An audience hit and a shocker when it opened on Broadway nearly 60 years ago, the comedy melodrama about the then low estate of Chicago's fourth estate retains sufficient sting and punch to jolt a susceptible spectator.

For those who have missed both the play and its film versions, ``The Front Page'' takes place in the pressroom of Chicago's Criminal Courts Building (visualized in fascinating perspective by set designer Tony Walton).

The authors are concerned with the grittier extremes of journalism's nitty-gritty.

The running poker game and distractions of casual newsgathering are interrupted by a convicted murderer's escape from the prison several floors below the press room.

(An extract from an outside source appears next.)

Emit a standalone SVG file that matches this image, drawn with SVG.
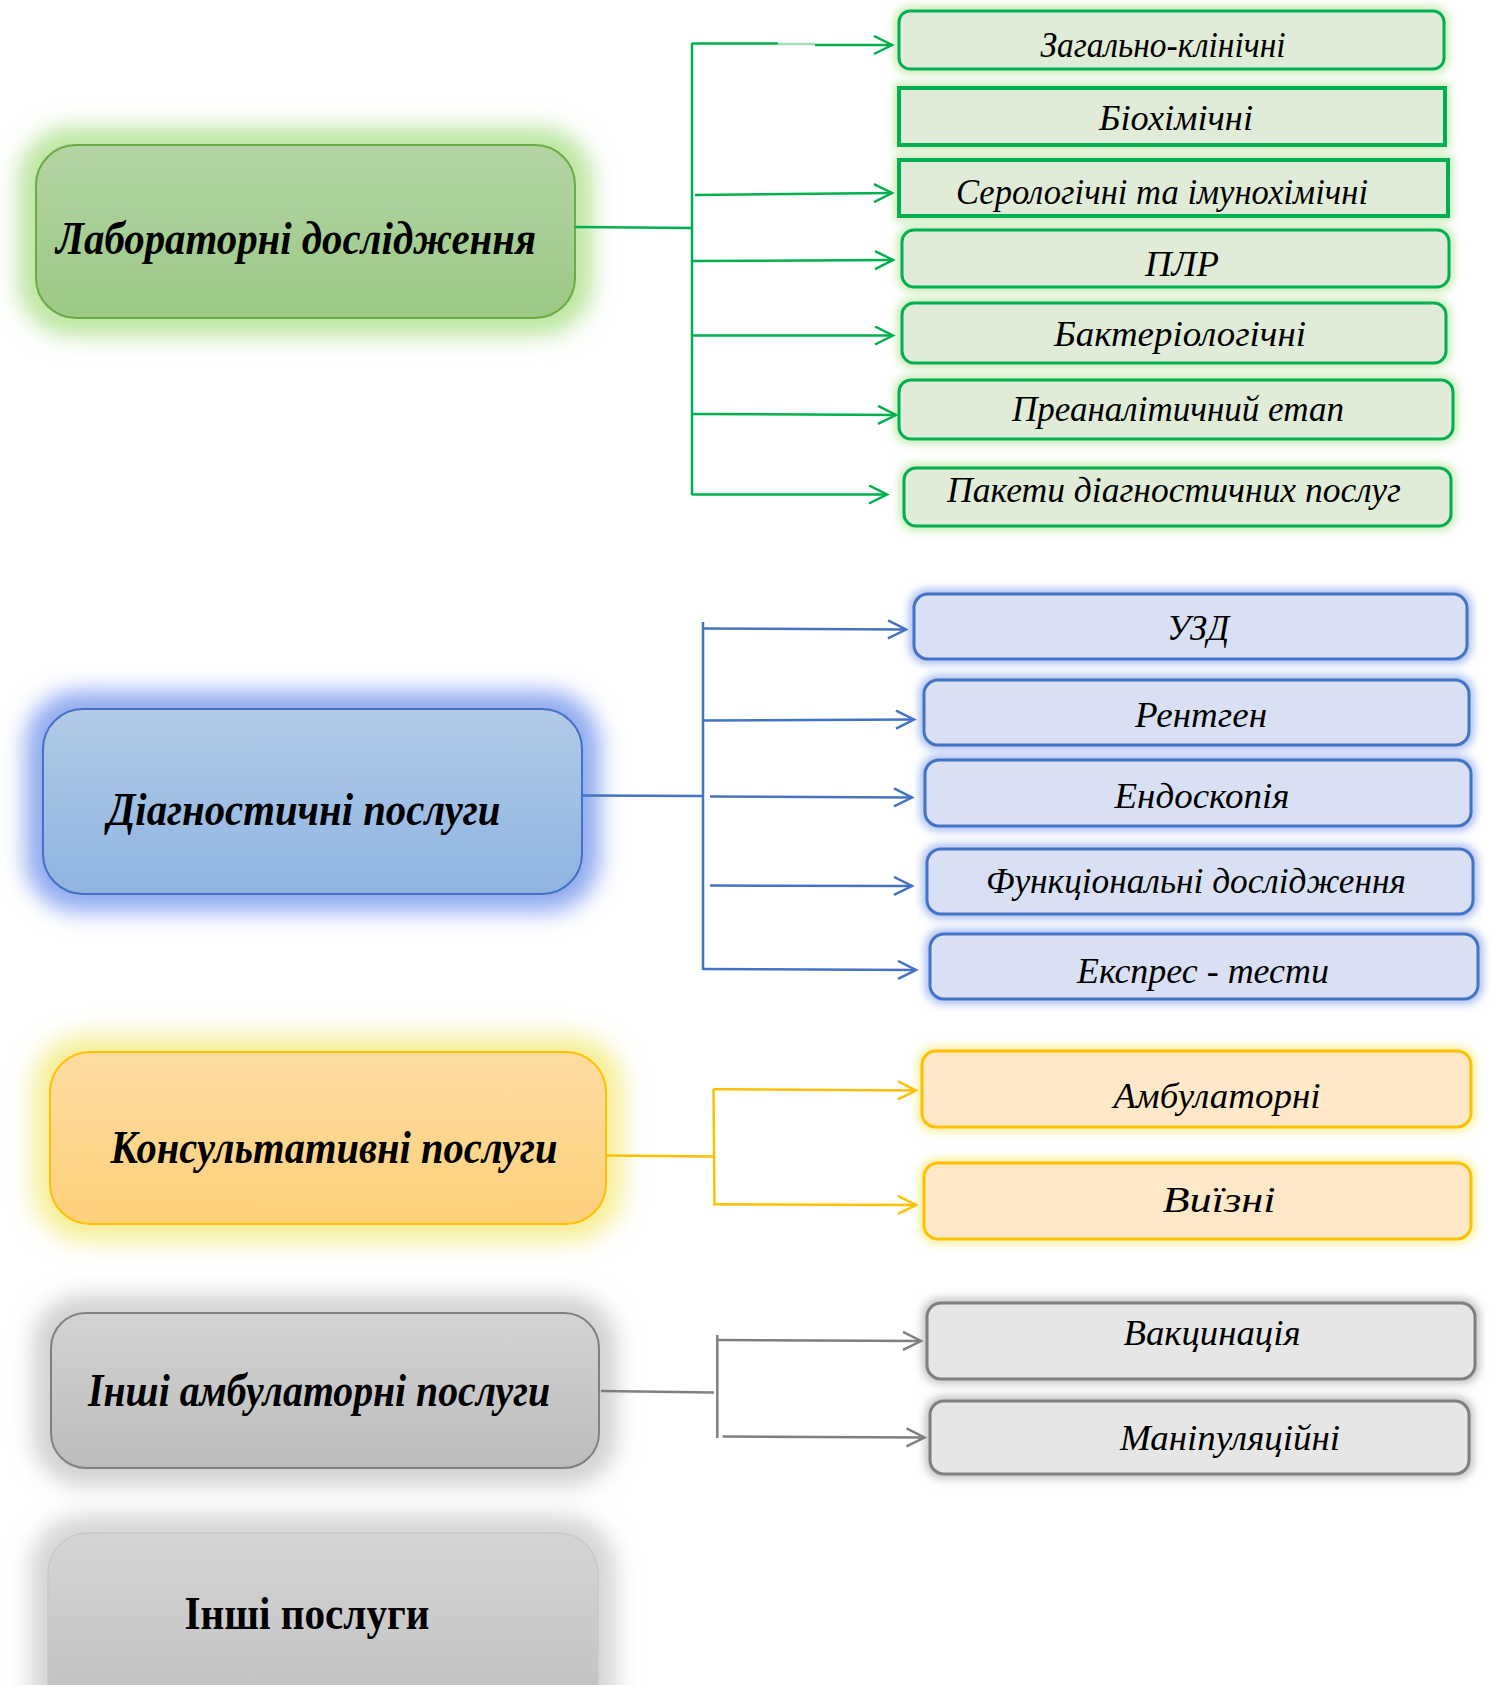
<svg xmlns="http://www.w3.org/2000/svg" width="1493" height="1685" viewBox="0 0 1493 1685">
<style>
.t{font-family:"Liberation Serif","Times New Roman",serif;font-style:italic;font-size:35px;fill:#000;text-anchor:middle}
.m{font-family:"Liberation Serif","Times New Roman",serif;font-style:italic;font-weight:bold;font-size:47px;fill:#000;text-anchor:middle}
.u{font-family:"Liberation Serif","Times New Roman",serif;font-weight:bold;font-size:46px;fill:#000;text-anchor:middle}
.gs{fill:#e0ecd8;stroke:#00b050;stroke-width:3}
.bs{fill:#dae0f3;stroke:#4472c4;stroke-width:3}
.ys{fill:#ffe8c8;stroke:#ffc000;stroke-width:3}
.ks{fill:#e6e6e6;stroke:#7f7f7f;stroke-width:3}
.cg{stroke:#00b050;stroke-width:2.5;fill:none}
.cb{stroke:#4472c4;stroke-width:2.5;fill:none}
.cy{stroke:#ffc000;stroke-width:2.5;fill:none}
.ck{stroke:#7f7f7f;stroke-width:2.5;fill:none}
</style>
<defs>
<linearGradient id="grG" x1="0" y1="0" x2="0" y2="1"><stop offset="0" stop-color="#b3d5a3"/><stop offset="1" stop-color="#9cc885"/></linearGradient>
<linearGradient id="grB" x1="0" y1="0" x2="0" y2="1"><stop offset="0" stop-color="#b2cae7"/><stop offset="1" stop-color="#8eb4e1"/></linearGradient>
<linearGradient id="grY" x1="0" y1="0" x2="0" y2="1"><stop offset="0" stop-color="#fedda3"/><stop offset="1" stop-color="#fdd07a"/></linearGradient>
<linearGradient id="grK" x1="0" y1="0" x2="0" y2="1"><stop offset="0" stop-color="#d3d3d3"/><stop offset="1" stop-color="#bcbcbc"/></linearGradient>
<linearGradient id="grK2" x1="0" y1="0" x2="0" y2="1"><stop offset="0" stop-color="#d4d4d4"/><stop offset="1" stop-color="#bfbfbf"/></linearGradient>
<filter id="fb" x="-20%" y="-40%" width="140%" height="180%"><feGaussianBlur stdDeviation="11"/></filter>
<filter id="fs" x="-10%" y="-50%" width="120%" height="200%"><feGaussianBlur stdDeviation="4"/></filter>
<marker id="aG" markerUnits="userSpaceOnUse" markerWidth="22" markerHeight="22" refX="19" refY="10" orient="auto"><path d="M1,1 L19,10 L1,19" fill="none" stroke="#00b050" stroke-width="2.5"/></marker>
<marker id="aB" markerUnits="userSpaceOnUse" markerWidth="22" markerHeight="22" refX="19" refY="10" orient="auto"><path d="M1,1 L19,10 L1,19" fill="none" stroke="#4472c4" stroke-width="2.5"/></marker>
<marker id="aY" markerUnits="userSpaceOnUse" markerWidth="22" markerHeight="22" refX="19" refY="10" orient="auto"><path d="M1,1 L19,10 L1,19" fill="none" stroke="#ffc000" stroke-width="2.5"/></marker>
<marker id="aK" markerUnits="userSpaceOnUse" markerWidth="22" markerHeight="22" refX="19" refY="10" orient="auto"><path d="M1,1 L19,10 L1,19" fill="none" stroke="#7f7f7f" stroke-width="2.5"/></marker>
</defs>
<rect width="1493" height="1685" fill="#fff"/>

<g id="lab">
<rect x="18" y="127" width="575" height="209" rx="54" fill="#bde6a3" filter="url(#fb)"/>
<rect x="36" y="145" width="539" height="173" rx="40" fill="url(#grG)" stroke="#6aab48" stroke-width="2"/>
<text class="m" x="296" y="254" textLength="480" lengthAdjust="spacingAndGlyphs">Лабораторні дослідження</text>
</g>
<g id="lab1"><rect x="894" y="6" width="555" height="68" rx="15" fill="#c8ebb4" filter="url(#fs)"/><rect class="gs" x="899" y="11" width="545" height="58" rx="11"/><text class="t" x="1163" y="57" textLength="245" lengthAdjust="spacingAndGlyphs">Загально-клінічні</text></g>
<g id="lab2"><rect x="894" y="83" width="556" height="67" rx="4" fill="#c8ebb4" filter="url(#fs)"/><rect class="gs" x="899" y="88" width="546" height="57" style="stroke-width:4"/><text class="t" x="1176" y="130" textLength="154" lengthAdjust="spacingAndGlyphs">Біохімічні</text></g>
<g id="lab3"><rect x="894" y="155" width="559" height="66" rx="4" fill="#c8ebb4" filter="url(#fs)"/><rect class="gs" x="899" y="160" width="549" height="56" style="stroke-width:4"/><text class="t" x="1162" y="204" textLength="412" lengthAdjust="spacingAndGlyphs">Серологічні та імунохімічні</text></g>
<g id="lab4"><rect x="897" y="225" width="557" height="67" rx="16" fill="#c8ebb4" filter="url(#fs)"/><rect class="gs" x="902" y="230" width="547" height="57" rx="12"/><text class="t" x="1182" y="276" textLength="74" lengthAdjust="spacingAndGlyphs">ПЛР</text></g>
<g id="lab5"><rect x="897" y="298" width="554" height="70" rx="16" fill="#c8ebb4" filter="url(#fs)"/><rect class="gs" x="902" y="303" width="544" height="60" rx="12"/><text class="t" x="1180" y="346" textLength="252" lengthAdjust="spacingAndGlyphs">Бактеріологічні</text></g>
<g id="lab6"><rect x="894" y="375" width="564" height="69" rx="16" fill="#c8ebb4" filter="url(#fs)"/><rect class="gs" x="899" y="380" width="554" height="59" rx="12"/><text class="t" x="1178" y="421" textLength="332" lengthAdjust="spacingAndGlyphs">Преаналітичний етап</text></g>
<g id="lab7"><rect x="899" y="463" width="557" height="68" rx="16" fill="#c8ebb4" filter="url(#fs)"/><rect class="gs" x="904" y="468" width="547" height="58" rx="12"/><text class="t" x="1174" y="502" textLength="454" lengthAdjust="spacingAndGlyphs">Пакети діагностичних послуг</text></g>

<g id="diag">
<rect x="25" y="691" width="575" height="221" rx="54" fill="#90acf0" filter="url(#fb)"/>
<rect x="43" y="709" width="539" height="185" rx="40" fill="url(#grB)" stroke="#4472c4" stroke-width="2"/>
<text class="m" x="304" y="825" textLength="393" lengthAdjust="spacingAndGlyphs">Діагностичні послуги</text>
</g>
<g id="diag1"><rect x="909" y="589" width="563" height="75" rx="18" fill="#a9bdf2" filter="url(#fs)"/><rect class="bs" x="914" y="594" width="553" height="65" rx="14"/><text class="t" x="1198" y="640" textLength="62" lengthAdjust="spacingAndGlyphs">УЗД</text></g>
<g id="diag2"><rect x="919" y="675" width="555" height="75" rx="18" fill="#a9bdf2" filter="url(#fs)"/><rect class="bs" x="924" y="680" width="545" height="65" rx="14"/><text class="t" x="1201" y="727" textLength="132" lengthAdjust="spacingAndGlyphs">Рентген</text></g>
<g id="diag3"><rect x="920" y="755" width="556" height="76" rx="18" fill="#a9bdf2" filter="url(#fs)"/><rect class="bs" x="925" y="760" width="546" height="66" rx="14"/><text class="t" x="1202" y="808" textLength="175" lengthAdjust="spacingAndGlyphs">Ендоскопія</text></g>
<g id="diag4"><rect x="922" y="844" width="556" height="75" rx="18" fill="#a9bdf2" filter="url(#fs)"/><rect class="bs" x="927" y="849" width="546" height="65" rx="14"/><text class="t" x="1196" y="893" textLength="420" lengthAdjust="spacingAndGlyphs">Функціональні дослідження</text></g>
<g id="diag5"><rect x="925" y="929" width="558" height="75" rx="18" fill="#a9bdf2" filter="url(#fs)"/><rect class="bs" x="930" y="934" width="548" height="65" rx="14"/><text class="t" x="1203" y="983" textLength="252" lengthAdjust="spacingAndGlyphs">Експрес - тести</text></g>

<g id="cons">
<rect x="32" y="1034" width="592" height="208" rx="54" fill="#f6ef9c" filter="url(#fb)"/>
<rect x="50" y="1052" width="556" height="172" rx="40" fill="url(#grY)" stroke="#ffc000" stroke-width="2"/>
<text class="m" x="334" y="1163" textLength="447" lengthAdjust="spacingAndGlyphs">Консультативні послуги</text>
</g>
<g id="cons1"><rect x="917" y="1046" width="559" height="86" rx="18" fill="#f8f0a0" filter="url(#fs)"/><rect class="ys" x="922" y="1051" width="549" height="76" rx="14"/><text class="t" x="1217" y="1108" textLength="207" lengthAdjust="spacingAndGlyphs">Амбулаторні</text></g>
<g id="cons2"><rect x="919" y="1158" width="557" height="86" rx="18" fill="#f8f0a0" filter="url(#fs)"/><rect class="ys" x="924" y="1163" width="547" height="76" rx="14"/><text class="t" x="1219" y="1212" textLength="113" lengthAdjust="spacingAndGlyphs">Виїзні</text></g>

<g id="amb">
<rect x="33" y="1295" width="584" height="191" rx="50" fill="#d2d2d2" filter="url(#fb)"/>
<rect x="51" y="1313" width="548" height="155" rx="35" fill="url(#grK)" stroke="#808080" stroke-width="2"/>
<text class="m" x="319" y="1406" textLength="462" lengthAdjust="spacingAndGlyphs">Інші амбулаторні послуги</text>
</g>
<g id="amb1"><rect x="922" y="1298" width="558" height="86" rx="18" fill="#c4c4c4" filter="url(#fs)"/><rect class="ks" x="927" y="1303" width="548" height="76" rx="14"/><text class="t" x="1212" y="1345" textLength="177" lengthAdjust="spacingAndGlyphs">Вакцинація</text></g>
<g id="amb2"><rect x="925" y="1396" width="549" height="83" rx="18" fill="#c4c4c4" filter="url(#fs)"/><rect class="ks" x="930" y="1401" width="539" height="73" rx="14"/><text class="t" x="1230" y="1450" textLength="220" lengthAdjust="spacingAndGlyphs">Маніпуляційні</text></g>

<g id="other">
<rect x="30" y="1515" width="586" height="232" rx="54" fill="#d6d6d6" filter="url(#fb)"/>
<rect x="48" y="1533" width="550" height="200" rx="40" fill="url(#grK2)" stroke="#c8c8c8" stroke-width="1.5"/>
<text class="u" x="307" y="1629" textLength="245" lengthAdjust="spacingAndGlyphs">Інші послуги</text>
</g>

<g id="connectors">
<path class="cg" d="M575,227 L693,228 M692,43 L692,495"/>
<path class="cg" d="M692,43.5 L778,43.5"/>
<path d="M778,44 L815,44" stroke="#a5dcbc" stroke-width="2.5"/>
<path class="cg" d="M815,45 L892,45" marker-end="url(#aG)"/>
<path class="cg" d="M695,195 L892,193" marker-end="url(#aG)"/>
<path class="cg" d="M692,261 L893,260" marker-end="url(#aG)"/>
<path class="cg" d="M692,335.5 L893,335.5" marker-end="url(#aG)"/>
<path class="cg" d="M692,414 L896,415" marker-end="url(#aG)"/>
<path class="cg" d="M692,494.5 L887,494.5" marker-end="url(#aG)"/>

<path class="cb" d="M582,795.5 L703,796 M703,622 L703,970"/>
<path class="cb" d="M703,628.5 L906,629.5" marker-end="url(#aB)"/>
<path class="cb" d="M703,720.5 L914,719.5" marker-end="url(#aB)"/>
<path class="cb" d="M710,796.5 L912,797.5" marker-end="url(#aB)"/>
<path class="cb" d="M710,885.5 L912,886" marker-end="url(#aB)"/>
<path class="cb" d="M703,969 L916,970" marker-end="url(#aB)"/>

<path class="cy" d="M606,1155.5 L714,1156.5 M713.5,1089 L714.5,1206"/>
<path class="cy" d="M713.5,1089.3 L916,1090.5" marker-end="url(#aY)"/>
<path class="cy" d="M716,1204.3 L916,1205" marker-end="url(#aY)"/>

<path class="ck" d="M601,1391 L714,1392.5 M717.3,1335 L717.3,1438"/>
<path class="ck" d="M717,1340 L921,1341" marker-end="url(#aK)"/>
<path class="ck" d="M722.5,1436.5 L924.5,1437.5" marker-end="url(#aK)"/>
</g>
</svg>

Later on, when killer Earl Williams (Paul Stolarsky) climbs in through the pressroom window, reporter Hildy Johnson (Richard Thomas) and his managing editior Walter Burns (John Lithgow) scramble to secrete Williams, scoop the competition, and embarrass Chicago's inept sheriff (Richard B. Shull) and bumbling mayor (Jerone Dempsey).

Burns is equally determined to sabotage Hildy's plans for marriage and a break from journalistic toils to the rewards of a New York advertising job.

The final, devious Burns ploy involves one of the most celebrated curtain lines in modern American drama. Mr. Lithgow delivers it with fierce relish.